Zeitschriftenschau

Triage: Vorzeitiger Ausschluss von Ungeimpften unzulässig

Die Debatte um die Triage beinhaltet die Frage, ob in Zeiten knapper Ressourcen der Impfstatus der Patienten bei der Behandlungspriorisierung eine Rolle spielen kann. Der Göttinger Professor Gunnar Duttge meint, dass eine Koppelung von rechtlich zulässiger Impfverweigerung und nachrangiger Behandlung keine eigenverantwortliche Selbst­gefährdung darstelle. Menschen, die intensivmedizinisch behandelt werden müssten, könnten das kollektive Wohl nicht mehr durch die Annahme des Impfangebots fördern. In der Triage-Situation verbiete sich ein vorzeitiger Ausschluss Ungeimpfter.


Abrechnung: Factoring birgt strafrechtliche Gefahren

Frédéric Schultz beleuchtet die Strafbarkeit eines Leistungserbringers, der ganz oder teilweise nichtexistente Forderungen unter Einschaltung eines Abrechnungsunternehmens im Wege des Factorings abrechnet. Der Staatsanwalt bei der Bayerischen Zentrale zur Bekämpfung von Betrug und Korruption im Gesundheitswesen kommt zu dem Schluss, dass sich der Leistungserbringer des (Abrechnungs-)Betrugs zulasten des Abrechnungsunternehmens sowie der Kostenträger strafbar macht.


Selbstbestimmung: Gesetzeslücke bei Behandlung von Minderjährigen

Wann können Minderjährige die Bedeutung und Tragweite eines medizinischen Eingriffs ermessen und selbstbestimmt in die Behandlung einwilligen? Auch nach Inkrafttreten des Patientenrechtegesetzes, so die Juristen Leon Birck und Tobias Solscheid vom Institut für Medizinrecht der Universität Köln, gebe es viele Unklarheiten. Bisher seien alle Regelungsversuche zur Einwilligungskompetenz Minderjähriger gescheitert. Um Rechtssicherheit zu schaffen, sei dies aber dringend erforderlich. Dem Gesetzgeber stehe es frei, sich für Allein- oder Mitzuständigkeit der Sorgeberechtigten zu entscheiden.

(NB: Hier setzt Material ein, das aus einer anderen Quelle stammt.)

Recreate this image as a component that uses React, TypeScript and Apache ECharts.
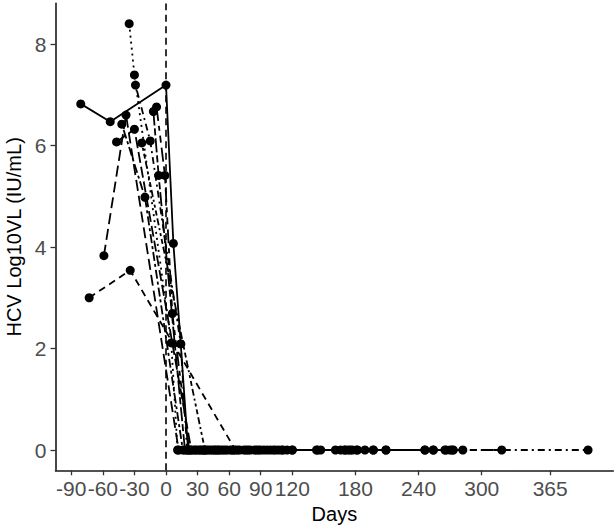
import React, { useEffect, useRef } from "react";
import * as echarts from "echarts";

// [day, log10 VL] per patient
const p01 = [[-81, 6.82], [-53, 6.47], [0, 7.19], [7, 4.07], [14, 2.09], [21, 0], [28, 0], [42, 0], [56, 0], [84, 0], [111, 0], [144, 0], [170, 0], [182, 0], [197, 0], [209, 0], [246, 0], [266, 0], [282, 0]];
const p02 = [[-73, 3.0], [-34, 3.54], [66, 0], [90, 0], [120, 0], [147, 0], [175, 0], [254, 0], [319, 0]];
const p03 = [[-59, 3.83], [-38, 6.6], [12, 0], [27, 0], [40, 0], [68, 0], [96, 0], [161, 0], [189, 0], [273, 0]];
const p04 = [[-35, 8.4], [-30, 7.39], [5, 2.11], [11, 0], [24, 0], [35, 0], [52, 0], [80, 0], [107, 0], [166, 0], [270, 0]];
const p05 = [[-29, 7.19], [-15, 6.09], [14, 2.09], [20, 0], [33, 0], [47, 0], [61, 0], [88, 0], [102, 0], [143, 0], [177, 0], [246, 0], [401, 0]];
const p06 = [[-47, 6.07], [-30, 6.32], [24, 0], [38, 0], [50, 0], [64, 0], [78, 0], [110, 0], [173, 0], [265, 0]];
const p07 = [[-42, 6.42], [-20, 4.98], [16, 0], [30, 0], [44, 0], [58, 0], [86, 0], [120, 0], [181, 0], [272, 0]];
const p08 = [[-23, 6.05], [37, 0], [49, 0], [63, 0], [76, 0], [99, 0], [209, 0]];
const p09 = [[-12, 6.67], [-7, 5.41], [18, 0], [32, 0], [46, 0], [74, 0], [104, 0], [197, 0]];
const p10 = [[-9, 6.76], [-1, 5.41], [6, 2.69], [22, 0], [36, 0], [54, 0], [70, 0], [93, 0], [115, 0], [170, 0], [254, 0]];

const patients = [p01, p02, p03, p04, p05, p06, p07, p08, p09, p10];
const dashes: any[] = [
  "solid",
  [7, 5],
  [11, 5],
  [2, 4],
  [2, 4, 7, 4],
  [11, 4],
  [3, 3, 9, 3],
  [2, 3, 3, 3, 5, 3, 7, 3],
  [14, 3, 7, 3],
  [14, 5, 5, 5, 7, 5],
];

const xTicks = [-90, -60, -30, 0, 30, 60, 90, 120, 180, 240, 300, 365];
const yTicks = [0, 2, 4, 6, 8];

export default function App() {
  const ref = useRef<HTMLDivElement>(null);
  useEffect(() => {
    document.body.style.margin = "0";
    const chart = echarts.init(ref.current!, null, { renderer: "svg" });
    const font = "Liberation Sans, Arial, sans-serif";
    const series: any[] = patients.map((p, i) => ({
      type: "line",
      data: p,
      symbol: "circle",
      symbolSize: 9,
      itemStyle: { color: "#000" },
      lineStyle: { color: "#000", width: 1.8, type: dashes[i] },
      z: 3,
    }));
    series.push({
      type: "line",
      data: [[0, -0.4], [0, 8.8]],
      symbol: "none",
      lineStyle: { color: "#000", width: 1.6, type: [7, 4.5] },
      z: 2,
    });
    chart.setOption({
      animation: false,
      grid: { left: 55.5, top: 3.4, width: 557.8, height: 466.9, containLabel: false, outerBoundsMode: "none" },
      xAxis: {
        type: "value",
        min: -105,
        max: 425,
        name: "Days",
        nameLocation: "middle",
        nameGap: 34,
        nameTextStyle: { fontSize: 20, color: "#000", fontFamily: font },
        splitLine: { show: false },
        axisLine: { onZero: false, lineStyle: { color: "#1a1a1a", width: 1.6 } },
        axisTick: { customValues: xTicks, length: 5, lineStyle: { color: "#333", width: 1.3 } },
        axisLabel: { customValues: xTicks, fontSize: 21, color: "#4d4d4d", margin: 8, fontFamily: font },
      },
      yAxis: {
        type: "value",
        min: -0.4,
        max: 8.8,
        name: "HCV Log10VL (IU/mL)",
        nameLocation: "middle",
        nameGap: 27,
        nameTextStyle: { fontSize: 20, color: "#000", fontFamily: font },
        splitLine: { show: false },
        axisLine: { show: true, onZero: false, lineStyle: { color: "#1a1a1a", width: 1.6 } },
        axisTick: { show: true, customValues: yTicks, length: 5, lineStyle: { color: "#333", width: 1.3 } },
        axisLabel: { customValues: yTicks, fontSize: 21, color: "#4d4d4d", margin: 9, fontFamily: font },
      },
      series,
    });
    return () => chart.dispose();
  }, []);
  return <div ref={ref} style={{ width: 615, height: 528 }} />;
}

Arzthaftungsprozesse: Verteilung der Beweislast nicht schlüssig

Thomas Steiner, Vorsitzender Richter am Oberlandesgericht München, stellt vor dem Hintergrund seiner jahrelangen Praxis fest, dass sich ein Teil der Arzthaftungsprozesse nicht ohne Probleme mit dem Gesetz und dem Bundesgerichtshof führen und entscheiden lässt. Insbesondere liege der in Paragraf 630h Bürgerliches Gesetzbuch kodifizierten Beweislastverteilung kein schlüssiges Konzept zugrunde. Ansätze hätte die Proportionalhaftung entsprechend der Wahrscheinlichkeit der Verursachung liefern können. Diese sei aber gescheitert. Ist man überzeugt, dass Patienten beim Kausalitätsnachweis (Paragraf 286 Zivilprozessordnung) unangemessen benachteiligt sind, müsse der Gesetzgeber dort ansetzen und die Belastung ein Stück weit auf die Behandelnden verlagern. Nötig sei die Schaffung eines durchdachten Arzthaftungsrechts statt die Einführung eines Härtefallfonds.


Anja Mertens vom AOK-Bundesverband hat die Zeitschriftenschau zusammengestellt.